RBI’s Interest Rate Cut Debate Heats Up Amid Rising Inflation Concerns
With calls from Union Minister Piyush Goyal and Finance Minister Nirmala Sitharaman for an interest rate cut, questions are now swirling about whether the Reserve Bank of India (RBI) will heed these appeals in its upcoming monetary policy committee meeting next month. However, one critical issue has sparked debate—whether retail inflation should be the basis for deciding a reduction in interest rates.
Economic Survey Raises Key Concerns Over Retail Inflation’s Impact on Interest Rates
The Economic Survey for FY 2023-24 highlighted the complexities surrounding the determination of interest rates based on retail inflation. The survey pointed out that retail inflation encompasses the price increases of food items and energy, while interest rates should ideally be set based on core inflation—the rate excluding food and energy. This stance aligns with global practices in major economies like the US, Europe, and Japan, where interest rates are decided after excluding volatile food and energy prices.
Experts Express Reservations on Using Retail Inflation for Monetary Decisions
Notably, prominent economist and former Chief Statistician of India, TCA Anant, disagrees with setting interest rates based solely on retail inflation. Anant argues that food prices are often influenced by supply shortages, and while demand can increase for other goods, any inflationary pressure can be managed through monetary policy. This suggests that retail inflation may not always be a reliable indicator for adjusting interest rates.

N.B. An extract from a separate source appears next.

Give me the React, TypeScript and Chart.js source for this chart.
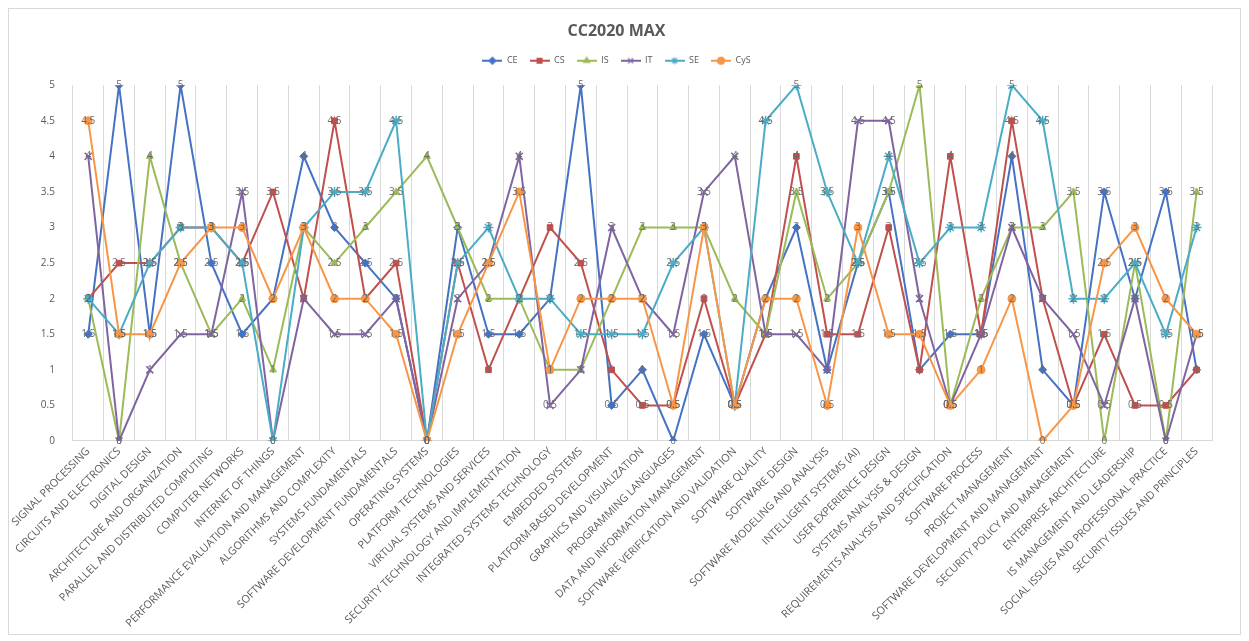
import React, { useEffect, useRef } from "react";
import { Chart, registerables } from "chart.js";
import { drawPoint } from "chart.js/helpers";

Chart.register(...registerables);

const categories = [
  "SIGNAL PROCESSING",
  "CIRCUITS AND ELECTRONICS",
  "DIGITAL DESIGN",
  "ARCHITECTURE AND ORGANIZATION",
  "PARALLEL AND DISTRIBUTED COMPUTING",
  "COMPUTER NETWORKS",
  "INTERNET OF THINGS",
  "PERFORMANCE EVALUATION AND MANAGEMENT",
  "ALGORITHMS AND COMPLEXITY",
  "SYSTEMS FUNDAMENTALS",
  "SOFTWARE DEVELOPMENT FUNDAMENTALS",
  "OPERATING SYSTEMS",
  "PLATFORM TECHNOLOGIES",
  "VIRTUAL SYSTEMS AND SERVICES",
  "SECURITY TECHNOLOGY AND IMPLEMENTATION",
  "INTEGRATED SYSTEMS TECHNOLOGY",
  "EMBEDDED SYSTEMS",
  "PLATFORM-BASED DEVELOPMENT",
  "GRAPHICS AND VISUALIZATION",
  "PROGRAMMING LANGUAGES",
  "DATA AND INFORMATION MANAGEMENT",
  "SOFTWARE VERIFICATION AND VALIDATION",
  "SOFTWARE QUALITY",
  "SOFTWARE DESIGN",
  "SOFTWARE MODELING AND ANALYSIS",
  "INTELLIGENT SYSTEMS (AI)",
  "USER EXPERIENCE DESIGN",
  "SYSTEMS ANALYSIS & DESIGN",
  "REQUIREMENTS ANALYSIS AND SPECIFICATION",
  "SOFTWARE PROCESS",
  "PROJECT MANAGEMENT",
  "SOFTWARE DEVELOPMENT AND MANAGEMENT",
  "SECURITY POLICY AND MANAGEMENT",
  "ENTERPRISE ARCHITECTURE",
  "IS MANAGEMENT AND LEADERSHIP",
  "SOCIAL ISSUES AND PROFESSIONAL PRACTICE",
  "SECURITY ISSUES AND PRINCIPLES",
];

const ceValues = [1.5, 5, 1.5, 5, 2.5, 1.5, 2, 4, 3, 2.5, 2, 0, 3, 1.5, 1.5, 2, 5, 0.5, 1, 0, 1.5, 0.5, 2, 3, 1, 2.5, 3.5, 1, 1.5, 1.5, 4, 1, 0.5, 3.5, 2, 3.5, 1];
const csValues = [2, 2.5, 2.5, 3, 3, 2.5, 3.5, 2, 4.5, 2, 2.5, 0, 2.5, 1, 2, 3, 2.5, 1, 0.5, 0.5, 2, 0.5, 1.5, 4, 1.5, 1.5, 3, 1, 4, 1.5, 4.5, 2, 0.5, 1.5, 0.5, 0.5, 1];
const isValues = [2, 0, 4, 2.5, 1.5, 2, 1, 3, 2.5, 3, 3.5, 4, 3, 2, 2, 1, 1, 2, 3, 3, 3, 2, 1.5, 3.5, 2, 2.5, 3.5, 5, 0.5, 2, 3, 3, 3.5, 0, 2.5, 0, 3.5];
const itValues = [4, 0, 1, 1.5, 1.5, 3.5, 0, 2, 1.5, 1.5, 2, 0, 2, 2.5, 4, 0.5, 1, 3, 2, 1.5, 3.5, 4, 1.5, 1.5, 1, 4.5, 4.5, 2, 0.5, 1.5, 3, 2, 1.5, 0.5, 2, 0, 1.5];
const seValues = [2, 1.5, 2.5, 3, 3, 2.5, 0, 3, 3.5, 3.5, 4.5, 0, 2.5, 3, 2, 2, 1.5, 1.5, 1.5, 2.5, 3, 0.5, 4.5, 5, 3.5, 2.5, 4, 2.5, 3, 3, 5, 4.5, 2, 2, 2.5, 1.5, 3];
const cysValues = [4.5, 1.5, 1.5, 2.5, 3, 3, 2, 3, 2, 2, 1.5, 0, 1.5, 2.5, 3.5, 1, 2, 2, 2, 0.5, 3, 0.5, 2, 2, 0.5, 3, 1.5, 1.5, 0.5, 1, 2, 0, 0.5, 2.5, 3, 2, 1.5];

const seriesNames = ["CE", "CS", "IS", "IT", "SE", "CyS"];
const seriesColors = ["#4472C4", "#C0504D", "#9BBB59", "#8064A2", "#4BACC6", "#F79646"];
const seriesMarkers = ["rectRot", "rect", "triangle", "crossRot", "star", "circle"];
const yTicks = [0, 0.5, 1, 1.5, 2, 2.5, 3, 3.5, 4, 4.5, 5];

function makeLegendSymbol(color: string, marker: string) {
  const c = document.createElement("canvas");
  c.width = 20;
  c.height = 10;
  const ctx = c.getContext("2d")!;
  ctx.strokeStyle = color;
  ctx.lineWidth = 2;
  ctx.beginPath();
  ctx.moveTo(0, 5);
  ctx.lineTo(20, 5);
  ctx.stroke();
  ctx.fillStyle = color;
  ctx.strokeStyle = color;
  ctx.lineWidth = 1.2;
  drawPoint(ctx, { pointStyle: marker as any, radius: 3.5, rotation: 0, borderWidth: 1.2 } as any, 10, 5);
  return c;
}

const dataLabelPlugin = {
  id: "dataLabels",
  afterDatasetsDraw(chart: any) {
    const ctx = chart.ctx;
    ctx.save();
    ctx.font = "10px 'Open Sans'";
    ctx.fillStyle = "#6b6b6b";
    ctx.textAlign = "center";
    ctx.textBaseline = "middle";
    chart.data.datasets.forEach((ds: any, i: number) => {
      const meta = chart.getDatasetMeta(i);
      meta.data.forEach((pt: any, j: number) => {
        const v = ds.data[j];
        ctx.fillText(String(v), pt.x, pt.y);
      });
    });
    ctx.restore();
  },
};

const legendMarginPlugin = {
  id: "legendMargin",
  beforeInit(chart: any) {
    const legend = chart.legend;
    if (!legend) return;
    const origFit = legend.fit;
    legend.fit = function () {
      origFit.call(this);
      this.height += 10;
    };
  },
};

export default function App() {
  const ref = useRef<HTMLCanvasElement>(null);
  useEffect(() => {
    if (!ref.current) return;
    const all = [ceValues, csValues, isValues, itValues, seValues, cysValues];
    const symbols = seriesColors.map((c, i) => makeLegendSymbol(c, seriesMarkers[i]));
    const chart = new Chart(ref.current, {
      type: "line",
      data: {
        labels: categories,
        datasets: all.map((vals, i) => ({
          label: seriesNames[i],
          data: vals,
          borderColor: seriesColors[i],
          backgroundColor: seriesColors[i],
          pointBackgroundColor: seriesColors[i],
          pointBorderColor: seriesColors[i],
          pointStyle: seriesMarkers[i] as any,
          pointRadius: seriesMarkers[i] === "crossRot" || seriesMarkers[i] === "star" ? 5 : 4,
          pointBorderWidth: seriesMarkers[i] === "crossRot" || seriesMarkers[i] === "star" ? 1.5 : 1,
          borderWidth: 2,
          tension: 0,
          fill: false,
          order: 6 - i,
        })),
      },
      options: {
        animation: false,
        responsive: false,
        maintainAspectRatio: false,
        layout: { padding: { left: 12, right: 28, top: 6, bottom: 0 } },
        plugins: {
          title: {
            display: true,
            text: "CC2020 MAX",
            color: "#595959",
            font: { family: "'Open Sans'", size: 16, weight: "bold" },
            padding: { top: 7, bottom: 3 },
          },
          legend: {
            display: true,
            position: "top",
            labels: {
              sort: (a: any, b: any) => a.datasetIndex - b.datasetIndex,
              usePointStyle: true,
              pointStyleWidth: 20,
              boxWidth: 20,
              boxHeight: 8,
              color: "#595959",
              font: { family: "'Open Sans'", size: 9 },
              padding: 12,
              generateLabels: (ch: any) => {
                const items = Chart.defaults.plugins.legend.labels.generateLabels(ch);
                return items.map((it: any) => ({ ...it, pointStyle: symbols[it.datasetIndex] }));
              },
            },
          },
          tooltip: { enabled: false },
        },
        scales: {
          x: {
            offset: true,
            grid: { offset: true, color: "#d9d9d9", drawTicks: false },
            border: { display: true, color: "#d9d9d9" },
            ticks: {
              autoSkip: false,
              maxRotation: 45,
              minRotation: 45,
              color: "#595959",
              font: { family: "'Open Sans'", size: 10.8 },
              padding: 4,
            },
          },
          y: {
            min: 0,
            max: 5,
            afterBuildTicks: (axis: any) => {
              axis.ticks = yTicks.map((v) => ({ value: v }));
            },
            grid: { display: false },
            border: { display: false },
            ticks: {
              color: "#595959",
              font: { family: "'Open Sans'", size: 10 },
              padding: 10,
              callback: (v: any) => String(v),
            },
          },
        },
      },
      plugins: [legendMarginPlugin, dataLabelPlugin],
    });
    return () => chart.destroy();
  }, []);
  return (
    <div style={{ width: 1231, height: 625, border: "1px solid #d9d9d9", fontFamily: "'Open Sans'" }}>
      <canvas ref={ref} width={1231} height={625} style={{ display: "block" }} />
    </div>
  );
}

Seasonal Price Hikes in Essential Goods Add to Inflationary Pressures
Finance Minister Nirmala Sitharaman has also pointed out that much of the current inflation surge is driven by the rising prices of essential items like potatoes, onions, and tomatoes, which tend to increase due to seasonal supply-demand mismatches. While these price hikes contribute to higher inflation, Sitharaman noted that inflation in other sectors remains under control. In October, inflation surged to 6.2%, the highest in 14 months, a point that raises concerns over its prolonged impact on the economy.
RBI’s Reluctance to Cut Interest Rates Amid High Inflation
The RBI has been cautious about cutting interest rates when inflation remains high, as lower rates could stimulate greater demand in the economy, further driving up prices. This could ultimately undermine the efforts to control inflation and stabilize the economy.
Disagreement on Using Inflation Rates for Monetary Policy Decisions
Economist Ashwini Mahajan, the convener of Swadeshi Jagran Manch, believes it would be a grave mistake to base interest rate decisions solely on seasonal price fluctuations, like the increase in vegetable prices. In a developing economy like India’s, Mahajan stresses that the primary goals of the monetary policy committee should be economic growth, job creation, and uplifting the poor. He also pointed out that there is a significant difference between wholesale and retail inflation, making retail inflation an inadequate basis for deciding interest rates.
RBI’s Inflation Targeting Framework: A Double-Edged Sword
The RBI has set an inflation target range of 2% to 6%, with 4% as the ideal rate. If inflation falls below 4%, the RBI considers it suitable for a rate cut. However, Mahajan argues that focusing solely on inflation ignores broader economic objectives. The policy framework, which was established with the formation of the Monetary Policy Committee eight years ago, remains under scrutiny.
A Complex Economic Landscape: Diverse Views on Rate Cut Decision
On the other hand, Professor Pinaki Chakraborty from the National Institute of Public Finance and Policy believes that both the government and the RBI are correct in their approach. Given India’s vast and complex economy, Chakraborty emphasizes that inflation remains the key instrument for setting interest rates, but the challenges involved in its application cannot be understated.
As the debate intensifies, the question remains: will the RBI prioritize inflation control, or will it consider the broader economic implications when deciding on interest rate cuts? Only time will tell as the economy navigates these turbulent times.